Сквозь толпу к Рудину пробирался бригадир бутчиков Карнаухов. Про него на шахте говорили, что его хлебом не корми, дай только постоять подле начальства.
— Золотые твои слова, товарищ Семен! — запел он. — То есть в самую точку! Угольком не замараешься. Я так скажу: шахтер — самый чистый человек на земле, он каждый день в бане моется.
— Верно! — подхватил Рудин. — А мы, начальники, только тогда в "баню" и попадаем, когда нас в центр вызовут холку мылить! Ну, а у вас как дела, как добыча?
— А что дела! Жаловаться не приходится! — за всех ответил Карнаухов своим сладким, старческим тенорком; в детстве он певал на клиросе. — План, слава богу, выполняем, на все, как говорится, на сто…
— Жаловаться не приходится, да и хвастаться нечем! — усмехаясь, перебил его высокий, хмурый шахтер, стоявший прямо перед Рудиным.
— А что? А что? — взъерепенился Карнаухов. — Ты выполнением плана недоволен, товарищ Закорлюка?
— План! Да какой же это план? Перед соседями стыдно!.. Вот на "Софии" смеются над нашим планом…
— А-а! План тебе маловат? Тебе больше надо?
— Да мне что? — передернул плечами Закорлюка. — Отвяжись ты от меня, сделай милость! — сказал он, отодвигаясь от Карнаухова.
— Ему больше всего надо, он жених! — злорадно выкрикнул откуда-то из толпы Макивчук. — У них с Катькой свой Госплан…
— Нам всем больше надо! — строго сказал старик Треухов. — Не на хозяина работаем. Правильно, Закорлюка! Говори все.
— Да что, товарищ секретарь, — вмешался вдруг Митя Закорко, смело поблескивая глазами, — если правду сказать: вполсилы мы работаем. То воздуха нет, то порожняка пол-упряжки ждем…
— С порожняком оттого причина, что путя у нас плохие, — сказал кто-то, судя по кнуту на плече — коногон. — Путя давно бы почистить надо…
— Грязи много, верно!
— А с воздухом отчего? — спросил Митя.
— А с лесом? Неужели в России леса мало? — крикнул кто-то и засмеялся. И все засмеялись вокруг.
— Болезней у нас много, товарищ секретарь! Беда — доктора нет.
— Постойте. Дайте мне слово сказать, — вдруг негромко произнес коренастый шахтер, до тех пор молча и солидно стоявший чуть-чуть в стороне.
Его голос услышали.
— Говори, говори, Очеретин! — зашумели вокруг.

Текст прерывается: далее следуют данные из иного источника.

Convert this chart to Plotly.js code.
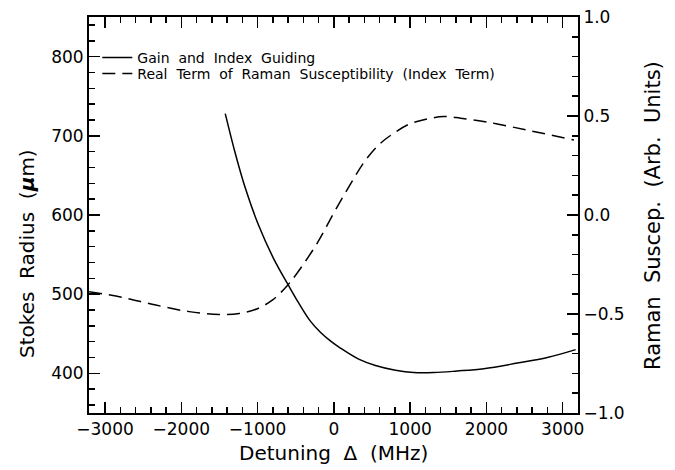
<!DOCTYPE html>
<html>
<head>
<meta charset="utf-8">
<script src="https://cdn.plot.ly/plotly-3.0.1.min.js"></script>
<style>html,body{margin:0;padding:0;background:#fff;}#chart{width:675px;height:470px;}</style>
</head>
<body>
<div id="chart"></div>
<script>
// Solid curve: Gain and Index Guiding (left axis, Stokes radius in µm)
var detuningGain = [-1424, -1293, -1161, -987, -790, -600, -462, -308, -177, -46, 85, 325, 545, 807, 1047, 1310, 1616, 1966, 2404, 2798, 3169];
var radiusGain   = [728, 678, 634, 587, 545, 512, 489, 466, 452, 441, 432, 418, 410, 404, 401, 401, 403, 406, 413, 420, 430];

// Dashed curve: Real term of Raman susceptibility (right axis, arb. units)
var detuningIndex = [-3209, -2771, -2334, -1896, -1503, -1240, -1021, -803, -606, -483, -220, -3, 217, 413, 610, 785, 982, 1223, 1441, 1660, 1923, 2142, 2579, 3147];
var suscepIndex   = [-0.387, -0.416, -0.455, -0.488, -0.502, -0.497, -0.476, -0.429, -0.354, -0.294, -0.143, 0.009, 0.156, 0.276, 0.362, 0.413, 0.458, 0.485, 0.497, 0.489, 0.475, 0.460, 0.425, 0.379];

var seriesNames = ["Gain  and  Index  Guiding", "Real  Term  of  Raman  Susceptibility  (Index  Term)"];

var FONT = "DejaVu Sans, Liberation Sans, Arial, sans-serif";

var traces = [
  {x: detuningGain, y: radiusGain, type: 'scatter', mode: 'lines', name: seriesNames[0],
   line: {color: '#000', width: 1.5, shape: 'spline', smoothing: 1}, yaxis: 'y', legend: 'legend'},
  {x: detuningIndex, y: suscepIndex, type: 'scatter', mode: 'lines', name: seriesNames[1],
   line: {color: '#000', width: 1.5, dash: '13px,7px', shape: 'spline', smoothing: 1}, yaxis: 'y2', legend: 'legend2'}
];

var legendFont = {family: FONT, size: 14, color: '#000'};

var layout = {
  width: 675, height: 470,
  margin: {l: 89, r: 97, t: 17, b: 57},
  paper_bgcolor: '#fff', plot_bgcolor: '#fff',
  font: {family: FONT, color: '#000', size: 17},
  showlegend: true,
  legend: {x: 0.017, y: 0.9369, xanchor: 'left', yanchor: 'top', bgcolor: 'rgba(0,0,0,0)',
           font: legendFont, borderwidth: 0},
  legend2: {x: 0.017, y: 0.8965, xanchor: 'left', yanchor: 'top', bgcolor: 'rgba(0,0,0,0)',
           font: legendFont, borderwidth: 0},
  xaxis: {range: [-3210, 3200], dtick: 1000, tick0: 0, showgrid: false, zeroline: false,
          showline: true, linewidth: 2, linecolor: '#000', mirror: 'ticks',
          ticks: 'inside', ticklen: 11, tickwidth: 1.5, tickcolor: '#000',
          minor: {dtick: 200, ticks: 'inside', ticklen: 6, tickwidth: 1.5, tickcolor: '#000', showgrid: false},
          tickfont: {family: FONT, size: 17}},
  yaxis: {range: [350, 850], dtick: 100, tick0: 0, showgrid: false, zeroline: false,
          showline: true, linewidth: 2, linecolor: '#000', mirror: false,
          ticks: 'inside', ticklen: 11, tickwidth: 1.5, tickcolor: '#000',
          minor: {dtick: 20, ticks: 'inside', ticklen: 6, tickwidth: 1.5, tickcolor: '#000', showgrid: false},
          tickfont: {family: FONT, size: 17}},
  yaxis2: {range: [-1, 1], dtick: 0.5, tick0: 0, tickformat: '.1f', overlaying: 'y', side: 'right',
           showgrid: false, zeroline: false,
           showline: true, linewidth: 2, linecolor: '#000',
           ticks: 'inside', ticklen: 11, tickwidth: 1.5, tickcolor: '#000',
           minor: {dtick: 0.1, ticks: 'inside', ticklen: 6, tickwidth: 1.5, tickcolor: '#000', showgrid: false},
           tickfont: {family: FONT, size: 17}},
  annotations: [
    {text: 'Detuning  Δ  (MHz)', xref: 'paper', yref: 'paper', x: 0.5, y: -0.101,
     xanchor: 'center', yanchor: 'middle', showarrow: false, font: {family: FONT, size: 20}},
    {text: 'Stokes  Radius  (<b><i>μ</i></b>m)', xref: 'paper', yref: 'paper', x: -0.1268, y: 0.404,
     xanchor: 'center', yanchor: 'middle', textangle: -90, showarrow: false, font: {family: FONT, size: 20}},
    {text: 'Raman  Suscep.  (Arb.  Units)', xref: 'paper', yref: 'paper', x: 1.1534, y: 0.4975,
     xanchor: 'center', yanchor: 'middle', textangle: -90, showarrow: false, font: {family: FONT, size: 21}}
  ]
};

Plotly.newPlot('chart', traces, layout, {staticPlot: true, displayModeBar: false});
</script>
</body>
</html>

Это и в самом деле был Сережка Очеретин. Но трудно было узнать в этом солидном, уважаемом, даже чуть-чуть раздобревшем шахтере прежнего Сережку-моргуна. Правда, он и теперь нет-нет да подмигивал левым глазом бессознательно, по привычке, но это был уже совсем другой человек. Настя прочно женила его на себе, и он стал образцовым семьянином, жены побаивался, а новым домом гордился. Каждую получку они под руку с Настей ходили в магазин, чаще прицениваться, чем покупать. У них в новой квартире уже все было для тихого семейного счастья: хорошая кровать с горою подушек, славянский шкаф с зеркалом, дубовый буфет, патефон с пластинками, велосипед, радио… Теперь Очеретин подумывал о пианино. "Дети вырастут, учиться будут!" Детям, Любке и Наде, близнецам, было сейчас по два года.